■ Goal of the exercise:
Retype only the lines from the top of the records to the line with "ax = fig.add_axes([0.066, 0.0795, 0.931, 0.8905])", including that line but none of the pictures.
-----
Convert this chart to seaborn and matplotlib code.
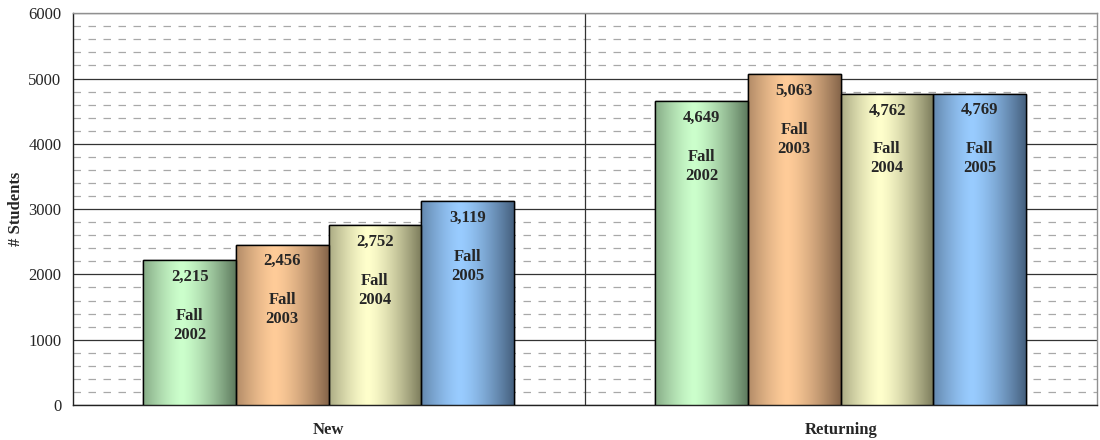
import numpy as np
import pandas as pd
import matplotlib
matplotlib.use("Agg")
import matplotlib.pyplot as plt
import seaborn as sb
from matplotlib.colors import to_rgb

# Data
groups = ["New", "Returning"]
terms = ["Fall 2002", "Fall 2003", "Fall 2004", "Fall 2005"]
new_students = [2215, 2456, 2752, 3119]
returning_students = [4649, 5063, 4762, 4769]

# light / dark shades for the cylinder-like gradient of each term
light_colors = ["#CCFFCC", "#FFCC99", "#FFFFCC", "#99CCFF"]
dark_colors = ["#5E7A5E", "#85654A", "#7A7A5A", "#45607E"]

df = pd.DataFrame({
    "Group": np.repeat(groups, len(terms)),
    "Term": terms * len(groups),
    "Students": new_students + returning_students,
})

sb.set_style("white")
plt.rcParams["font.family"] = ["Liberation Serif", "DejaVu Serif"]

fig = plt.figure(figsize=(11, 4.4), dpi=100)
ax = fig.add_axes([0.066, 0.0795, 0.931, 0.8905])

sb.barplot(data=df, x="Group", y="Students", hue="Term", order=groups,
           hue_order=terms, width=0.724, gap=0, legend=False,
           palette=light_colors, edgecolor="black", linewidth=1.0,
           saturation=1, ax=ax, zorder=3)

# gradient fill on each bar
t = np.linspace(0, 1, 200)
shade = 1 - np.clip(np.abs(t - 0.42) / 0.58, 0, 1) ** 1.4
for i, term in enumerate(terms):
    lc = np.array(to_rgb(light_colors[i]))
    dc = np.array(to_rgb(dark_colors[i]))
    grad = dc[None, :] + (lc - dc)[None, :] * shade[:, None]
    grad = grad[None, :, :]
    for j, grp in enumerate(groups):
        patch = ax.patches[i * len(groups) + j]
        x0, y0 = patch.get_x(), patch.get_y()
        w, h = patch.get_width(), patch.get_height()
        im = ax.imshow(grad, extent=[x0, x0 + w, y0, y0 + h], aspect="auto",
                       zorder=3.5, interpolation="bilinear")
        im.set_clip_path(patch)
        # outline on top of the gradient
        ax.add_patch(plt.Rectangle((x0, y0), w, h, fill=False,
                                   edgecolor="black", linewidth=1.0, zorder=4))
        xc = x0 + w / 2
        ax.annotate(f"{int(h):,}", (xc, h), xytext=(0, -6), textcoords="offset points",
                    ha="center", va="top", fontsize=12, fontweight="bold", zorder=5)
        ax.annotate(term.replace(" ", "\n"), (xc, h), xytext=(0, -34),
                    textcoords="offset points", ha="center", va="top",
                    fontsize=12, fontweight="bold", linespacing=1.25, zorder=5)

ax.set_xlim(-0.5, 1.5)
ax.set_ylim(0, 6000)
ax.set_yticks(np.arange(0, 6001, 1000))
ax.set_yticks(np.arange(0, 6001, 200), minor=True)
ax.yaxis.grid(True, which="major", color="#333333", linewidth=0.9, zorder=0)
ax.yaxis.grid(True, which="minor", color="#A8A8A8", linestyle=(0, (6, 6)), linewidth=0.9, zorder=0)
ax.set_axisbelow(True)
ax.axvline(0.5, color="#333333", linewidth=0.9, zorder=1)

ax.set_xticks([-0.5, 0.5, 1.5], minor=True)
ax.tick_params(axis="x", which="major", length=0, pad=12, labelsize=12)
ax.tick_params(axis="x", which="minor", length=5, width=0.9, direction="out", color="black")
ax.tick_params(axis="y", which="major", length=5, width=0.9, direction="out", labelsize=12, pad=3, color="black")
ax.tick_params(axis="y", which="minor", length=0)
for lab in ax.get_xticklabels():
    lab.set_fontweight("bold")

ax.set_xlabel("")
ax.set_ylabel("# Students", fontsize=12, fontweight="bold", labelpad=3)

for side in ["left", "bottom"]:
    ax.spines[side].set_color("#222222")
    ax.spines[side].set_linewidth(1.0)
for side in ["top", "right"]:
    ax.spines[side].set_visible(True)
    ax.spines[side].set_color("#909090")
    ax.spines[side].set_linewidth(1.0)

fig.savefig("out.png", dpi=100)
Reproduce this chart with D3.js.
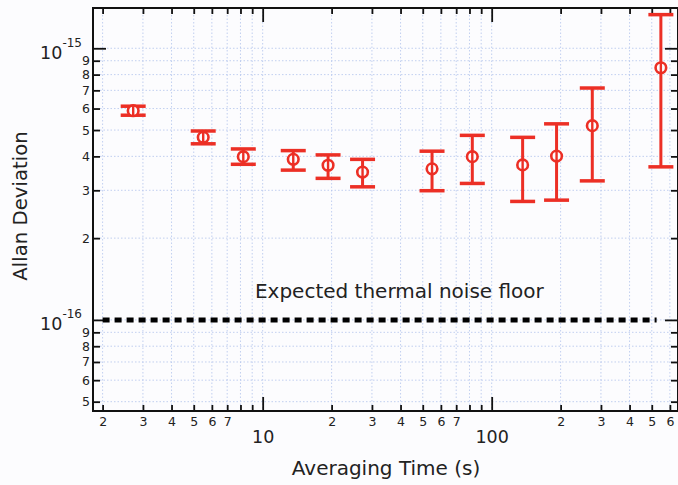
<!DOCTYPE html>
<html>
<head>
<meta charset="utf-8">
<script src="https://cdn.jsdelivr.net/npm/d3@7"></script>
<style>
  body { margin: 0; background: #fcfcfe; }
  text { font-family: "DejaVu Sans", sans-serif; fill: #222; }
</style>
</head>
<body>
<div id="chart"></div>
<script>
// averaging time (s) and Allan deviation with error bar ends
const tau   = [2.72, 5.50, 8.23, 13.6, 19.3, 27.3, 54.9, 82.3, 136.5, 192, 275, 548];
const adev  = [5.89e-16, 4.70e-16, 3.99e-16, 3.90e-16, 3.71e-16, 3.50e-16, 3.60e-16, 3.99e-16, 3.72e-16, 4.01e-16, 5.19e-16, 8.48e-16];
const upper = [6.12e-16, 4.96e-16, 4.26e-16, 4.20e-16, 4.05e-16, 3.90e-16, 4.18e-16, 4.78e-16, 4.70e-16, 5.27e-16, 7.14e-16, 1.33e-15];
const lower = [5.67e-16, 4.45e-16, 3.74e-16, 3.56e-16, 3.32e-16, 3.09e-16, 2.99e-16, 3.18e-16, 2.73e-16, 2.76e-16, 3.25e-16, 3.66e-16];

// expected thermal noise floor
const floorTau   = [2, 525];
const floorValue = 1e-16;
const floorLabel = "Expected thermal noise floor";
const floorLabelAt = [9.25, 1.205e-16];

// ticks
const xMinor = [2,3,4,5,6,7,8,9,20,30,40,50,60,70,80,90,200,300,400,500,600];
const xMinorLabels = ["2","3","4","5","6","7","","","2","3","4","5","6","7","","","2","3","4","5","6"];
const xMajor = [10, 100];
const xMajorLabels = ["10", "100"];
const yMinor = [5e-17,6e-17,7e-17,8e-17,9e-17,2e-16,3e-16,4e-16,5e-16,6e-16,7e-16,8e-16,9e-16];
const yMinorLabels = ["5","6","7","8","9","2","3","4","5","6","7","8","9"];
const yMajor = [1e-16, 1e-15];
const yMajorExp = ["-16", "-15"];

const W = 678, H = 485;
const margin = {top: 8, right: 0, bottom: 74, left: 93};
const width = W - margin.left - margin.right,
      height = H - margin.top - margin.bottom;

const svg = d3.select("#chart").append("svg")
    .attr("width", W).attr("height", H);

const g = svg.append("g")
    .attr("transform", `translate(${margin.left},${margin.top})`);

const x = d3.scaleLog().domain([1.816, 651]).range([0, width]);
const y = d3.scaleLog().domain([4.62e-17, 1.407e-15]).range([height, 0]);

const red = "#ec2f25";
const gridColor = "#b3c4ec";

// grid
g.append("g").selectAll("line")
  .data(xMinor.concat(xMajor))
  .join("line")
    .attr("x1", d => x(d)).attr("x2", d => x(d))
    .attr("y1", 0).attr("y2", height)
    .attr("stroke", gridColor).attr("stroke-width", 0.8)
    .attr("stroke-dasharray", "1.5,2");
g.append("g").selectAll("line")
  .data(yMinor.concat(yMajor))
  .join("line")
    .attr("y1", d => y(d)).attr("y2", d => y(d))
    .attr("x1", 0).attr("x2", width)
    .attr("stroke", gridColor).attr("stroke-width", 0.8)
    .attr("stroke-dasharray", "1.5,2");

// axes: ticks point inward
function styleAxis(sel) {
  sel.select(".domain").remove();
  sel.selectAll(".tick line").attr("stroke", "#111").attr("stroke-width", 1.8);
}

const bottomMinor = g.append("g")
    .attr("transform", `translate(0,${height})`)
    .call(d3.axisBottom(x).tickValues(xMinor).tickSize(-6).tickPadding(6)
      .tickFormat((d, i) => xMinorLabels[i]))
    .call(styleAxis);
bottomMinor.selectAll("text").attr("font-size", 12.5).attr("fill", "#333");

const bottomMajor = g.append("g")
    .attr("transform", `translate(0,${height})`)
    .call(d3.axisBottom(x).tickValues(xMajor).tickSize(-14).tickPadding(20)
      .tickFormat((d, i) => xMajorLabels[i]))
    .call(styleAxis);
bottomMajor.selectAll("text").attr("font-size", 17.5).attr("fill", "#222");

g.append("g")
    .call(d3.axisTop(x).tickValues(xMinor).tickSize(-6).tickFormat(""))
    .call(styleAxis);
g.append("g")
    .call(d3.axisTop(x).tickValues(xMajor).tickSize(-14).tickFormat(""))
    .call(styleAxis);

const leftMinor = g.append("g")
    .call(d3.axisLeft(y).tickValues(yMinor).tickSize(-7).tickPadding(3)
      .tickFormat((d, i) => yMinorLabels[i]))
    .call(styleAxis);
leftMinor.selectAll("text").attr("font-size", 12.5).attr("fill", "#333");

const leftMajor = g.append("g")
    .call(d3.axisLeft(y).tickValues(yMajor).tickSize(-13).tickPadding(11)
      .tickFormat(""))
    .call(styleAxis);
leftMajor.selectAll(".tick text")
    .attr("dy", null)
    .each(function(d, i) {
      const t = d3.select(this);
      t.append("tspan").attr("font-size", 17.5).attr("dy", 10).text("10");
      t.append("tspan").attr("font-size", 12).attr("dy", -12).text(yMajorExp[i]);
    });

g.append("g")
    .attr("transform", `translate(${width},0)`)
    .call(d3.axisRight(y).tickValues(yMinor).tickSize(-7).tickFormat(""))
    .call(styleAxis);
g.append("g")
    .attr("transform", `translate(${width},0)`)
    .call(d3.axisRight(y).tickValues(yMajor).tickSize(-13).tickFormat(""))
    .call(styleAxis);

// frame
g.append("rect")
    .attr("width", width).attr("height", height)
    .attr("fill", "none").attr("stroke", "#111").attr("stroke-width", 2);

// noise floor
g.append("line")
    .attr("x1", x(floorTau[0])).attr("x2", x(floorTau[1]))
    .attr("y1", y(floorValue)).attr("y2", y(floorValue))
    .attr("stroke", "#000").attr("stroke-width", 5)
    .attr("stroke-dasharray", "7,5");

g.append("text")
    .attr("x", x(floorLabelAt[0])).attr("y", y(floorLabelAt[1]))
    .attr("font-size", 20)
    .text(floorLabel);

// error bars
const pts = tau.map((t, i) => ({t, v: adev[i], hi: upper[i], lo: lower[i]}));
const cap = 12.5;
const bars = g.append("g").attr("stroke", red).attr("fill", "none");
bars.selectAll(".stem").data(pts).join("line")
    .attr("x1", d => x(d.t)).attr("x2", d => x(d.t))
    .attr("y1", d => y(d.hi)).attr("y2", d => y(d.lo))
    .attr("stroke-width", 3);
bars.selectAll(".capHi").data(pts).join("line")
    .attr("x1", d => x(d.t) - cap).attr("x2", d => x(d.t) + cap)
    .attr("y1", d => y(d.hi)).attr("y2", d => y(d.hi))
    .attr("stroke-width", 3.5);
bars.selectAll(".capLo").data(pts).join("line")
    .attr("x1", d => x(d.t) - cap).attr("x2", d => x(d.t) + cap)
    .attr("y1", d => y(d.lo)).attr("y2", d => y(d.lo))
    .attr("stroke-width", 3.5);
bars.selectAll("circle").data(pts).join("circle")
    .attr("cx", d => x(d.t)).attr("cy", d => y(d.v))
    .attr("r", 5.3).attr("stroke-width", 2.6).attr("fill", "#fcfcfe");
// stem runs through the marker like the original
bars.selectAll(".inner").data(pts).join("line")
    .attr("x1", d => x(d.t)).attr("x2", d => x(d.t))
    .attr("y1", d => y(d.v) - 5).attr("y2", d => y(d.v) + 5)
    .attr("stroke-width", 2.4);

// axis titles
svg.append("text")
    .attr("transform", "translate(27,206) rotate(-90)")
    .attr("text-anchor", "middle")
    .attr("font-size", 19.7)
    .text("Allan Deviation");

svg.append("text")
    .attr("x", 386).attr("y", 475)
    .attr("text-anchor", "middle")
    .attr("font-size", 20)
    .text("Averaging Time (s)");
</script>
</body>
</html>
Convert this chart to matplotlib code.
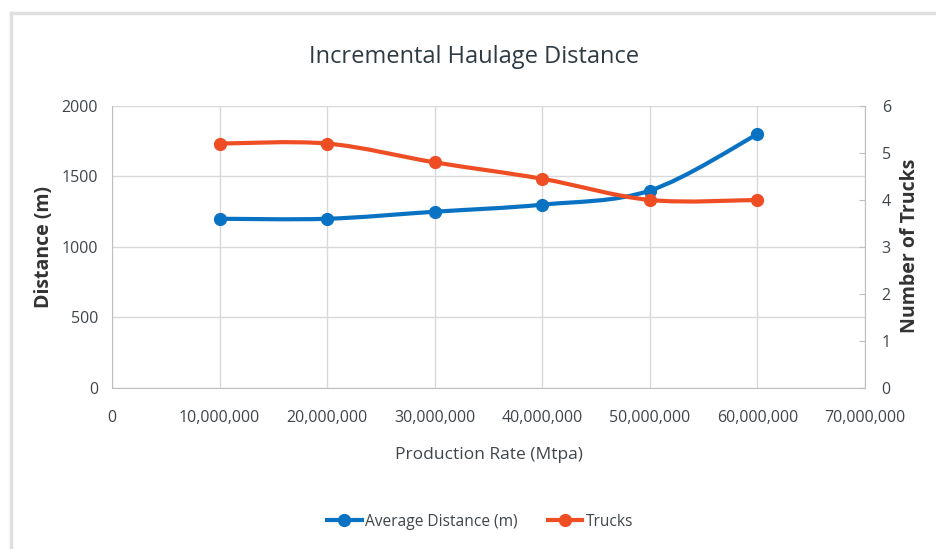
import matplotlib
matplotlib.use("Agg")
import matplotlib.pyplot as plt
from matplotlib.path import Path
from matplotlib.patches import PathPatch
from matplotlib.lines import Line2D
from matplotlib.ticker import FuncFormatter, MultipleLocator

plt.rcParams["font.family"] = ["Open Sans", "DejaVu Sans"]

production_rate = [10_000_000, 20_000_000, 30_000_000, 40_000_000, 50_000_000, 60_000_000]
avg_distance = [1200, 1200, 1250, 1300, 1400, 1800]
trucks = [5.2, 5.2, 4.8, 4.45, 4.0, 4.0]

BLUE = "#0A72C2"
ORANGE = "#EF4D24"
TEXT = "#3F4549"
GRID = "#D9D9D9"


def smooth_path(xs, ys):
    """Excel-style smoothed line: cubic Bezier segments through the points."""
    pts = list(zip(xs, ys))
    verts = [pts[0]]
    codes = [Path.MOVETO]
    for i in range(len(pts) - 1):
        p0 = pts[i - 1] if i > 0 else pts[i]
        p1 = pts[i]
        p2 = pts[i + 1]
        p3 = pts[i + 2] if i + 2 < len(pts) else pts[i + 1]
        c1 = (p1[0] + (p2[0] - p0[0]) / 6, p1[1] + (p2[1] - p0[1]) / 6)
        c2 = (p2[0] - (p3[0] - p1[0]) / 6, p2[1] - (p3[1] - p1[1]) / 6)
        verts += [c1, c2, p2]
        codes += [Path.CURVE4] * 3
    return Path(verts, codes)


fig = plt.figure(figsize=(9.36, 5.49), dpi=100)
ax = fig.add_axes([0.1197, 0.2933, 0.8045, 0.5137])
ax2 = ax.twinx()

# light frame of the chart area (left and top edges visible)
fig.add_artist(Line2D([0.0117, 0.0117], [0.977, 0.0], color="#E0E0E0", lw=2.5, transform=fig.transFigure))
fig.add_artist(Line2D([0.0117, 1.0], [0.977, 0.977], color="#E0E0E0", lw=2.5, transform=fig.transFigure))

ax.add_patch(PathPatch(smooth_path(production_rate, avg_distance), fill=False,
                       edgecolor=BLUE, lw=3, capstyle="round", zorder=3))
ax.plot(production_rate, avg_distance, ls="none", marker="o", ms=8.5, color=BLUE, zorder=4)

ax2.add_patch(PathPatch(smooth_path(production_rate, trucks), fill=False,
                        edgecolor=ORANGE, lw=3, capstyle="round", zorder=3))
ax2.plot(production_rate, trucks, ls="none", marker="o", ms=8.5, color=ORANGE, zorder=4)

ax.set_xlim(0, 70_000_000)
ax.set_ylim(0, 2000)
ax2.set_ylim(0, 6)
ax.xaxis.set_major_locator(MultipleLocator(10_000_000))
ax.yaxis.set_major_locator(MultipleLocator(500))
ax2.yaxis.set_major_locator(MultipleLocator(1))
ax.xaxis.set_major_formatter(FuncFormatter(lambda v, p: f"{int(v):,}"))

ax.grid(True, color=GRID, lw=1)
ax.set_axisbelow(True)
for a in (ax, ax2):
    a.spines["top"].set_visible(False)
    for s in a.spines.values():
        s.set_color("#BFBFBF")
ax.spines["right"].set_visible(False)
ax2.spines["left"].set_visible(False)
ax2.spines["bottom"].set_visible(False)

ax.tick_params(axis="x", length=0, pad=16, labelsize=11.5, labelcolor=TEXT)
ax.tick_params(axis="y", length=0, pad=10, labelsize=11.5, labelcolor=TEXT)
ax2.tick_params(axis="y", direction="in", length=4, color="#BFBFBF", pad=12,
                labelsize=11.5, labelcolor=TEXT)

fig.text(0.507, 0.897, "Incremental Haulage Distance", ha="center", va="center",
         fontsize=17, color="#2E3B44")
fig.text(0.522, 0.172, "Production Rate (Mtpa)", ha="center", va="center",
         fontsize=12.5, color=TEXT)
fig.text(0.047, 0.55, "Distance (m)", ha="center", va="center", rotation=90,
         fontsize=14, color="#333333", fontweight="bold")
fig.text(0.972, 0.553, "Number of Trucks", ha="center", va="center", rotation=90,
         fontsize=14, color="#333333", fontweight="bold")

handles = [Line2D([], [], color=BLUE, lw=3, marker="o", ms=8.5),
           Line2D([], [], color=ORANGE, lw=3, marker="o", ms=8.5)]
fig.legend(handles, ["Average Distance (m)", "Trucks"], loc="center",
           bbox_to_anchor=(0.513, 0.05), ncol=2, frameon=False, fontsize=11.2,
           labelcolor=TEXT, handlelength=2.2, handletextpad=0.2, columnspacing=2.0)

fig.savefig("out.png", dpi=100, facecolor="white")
-----
■ Written answer:
Convert this chart to seaborn and matplotlib code.
import numpy as np
import pandas as pd
import matplotlib
matplotlib.use("Agg")
import matplotlib.pyplot as plt
import seaborn as sb
from matplotlib.colors import to_rgb

# Data
groups = ["New", "Returning"]
terms = ["Fall 2002", "Fall 2003", "Fall 2004", "Fall 2005"]
new_students = [2215, 2456, 2752, 3119]
returning_students = [4649, 5063, 4762, 4769]

# light / dark shades for the cylinder-like gradient of each term
light_colors = ["#CCFFCC", "#FFCC99", "#FFFFCC", "#99CCFF"]
dark_colors = ["#5E7A5E", "#85654A", "#7A7A5A", "#45607E"]

df = pd.DataFrame({
    "Group": np.repeat(groups, len(terms)),
    "Term": terms * len(groups),
    "Students": new_students + returning_students,
})

sb.set_style("white")
plt.rcParams["font.family"] = ["Liberation Serif", "DejaVu Serif"]

fig = plt.figure(figsize=(11, 4.4), dpi=100)
ax = fig.add_axes([0.066, 0.0795, 0.931, 0.8905])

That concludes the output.